With retailers wooing you with new launches and tempting deals, we are sure you have your shopping lists ready this festive season. And, with the Diwali bonus in the bank account, you must be having a hard time listing out essentials from non-essentials.
With no clear strategy in mind, people often end up buying things which lose usability sooner than expected. Festive bonuses are often treated as an added bonanza and viewed differently from income and savings.
We recommend you avoid such mental accounting and have goals set, irrespective of the source of the money. Here are a few things you can do with your spare money.
Get a term cover of Rs. 1 crore
If you’re a 30-year-old earning Rs 500,000 annually, you may be eligible for a life term cover of Rs 1 crore at an annual premium around Rs 11,000. A term plan is different from an investment-linked endowment plan that may offer you conservative returns along with a life cover that may not be enough to secure the long-term finances of your dependents. A sizeable term plan, however, can do that. If you have dependents, you should certainly have a term cover. Buying it when you’re young makes most sense, for this would ensure lower premiums.
Invest in gold…without buying gold
Gold is the traditional favourite at this time of the year. But did you know you could invest in gold without buying coins, biscuits, jewellery, etc? Physical gold necessitates safe storage and also brings concerns over purity. If you’re looking to buy gold as investment and don’t care about wearing it, you could consider the Sovereign Gold Bond, gold exchange traded funds and gold mutual funds. These three investments can be held in demat form and are linked with gold prices. The SGB and ETFs are sold in units where one unit equals the price of one gram of gold. The SGB is a long-term investment with a maturity period of eight years. ETFs and mutual funds though can be bought and sold in any quantity at any point in time.
Reduce your loans
A little payment towards your loans goes a long way in saving for the long-term. If you are servicing credit card debts, use your Diwali bonus to reduce the debt balance to the highest possible limit. Credit card interest (annualised at anywhere between 20-40 per cent) is very expensive. If not dealt with quickly, it could grow out of proportions and drain your wealth. A Diwali bonus may not be enough to make pre-payments on home loans, on which banks may typically seek a pre-payment equal to the size of one EMI. However, if you can make such a large payment, do consider it strongly. Let’s assume you are servicing a home loan of Rs 30 lakh at an interest rate of 9.5 per cent for 20 years. Assume you’ve paid 24 EMIs, each about Rs. 28,000. If you made a pre-payment of Rs 28,000 along with your 25th EMI, it would reduce your loan tenor by five months, implying savings of nearly Rs 150,000. Pre-paying Rs 100,000 at the same juncture would reduce your loan tenor by 18 EMIs, implying savings of Rs 500,000.
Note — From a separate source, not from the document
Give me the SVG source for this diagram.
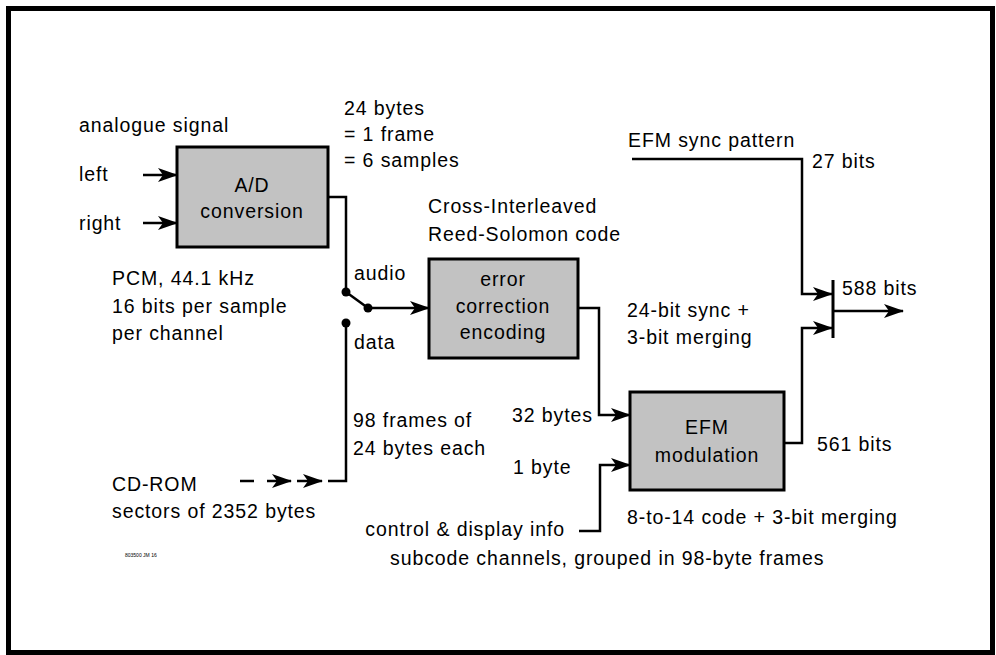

Get a health cover of Rs 5 lakh
Many of us are reluctant to buy health covers since we may find the premium costs prohibitive. However, health covers is an absolute must-have, and under no circumstance should you risk going a day without one. This is because hospitalisation costs can be far more expensive than premium costs will ever be. A 30-year-old can buy a health cover for Rs 5 lakh for premiums around Rs 4500. He can include his spouse and one child in a family floater plan which would cost just Rs 8500. This compares favourably with having to spend lakhs of rupees on hospitalisation out of your own pocket. A Diwali bonus presents the opportunity for you to get this essential protective element for your family.
Invest your bonus
While the urge to splurge during a festive season is high, do strongly consider the possibility of doing the opposite: investing your bonus for the long term. There are tonnes of great options in which to park your money. A bonus may just be the right amount to purchase stocks or lump-sum mutual funds. If you’re looking for conservative, long-term investment options that offer not just tax deductions but also tax-free returns, consider PPF, Kisan Vikas Patra, National Savings Certificates. If you don’t want any of these options, consider locking up the money in a fixed deposit.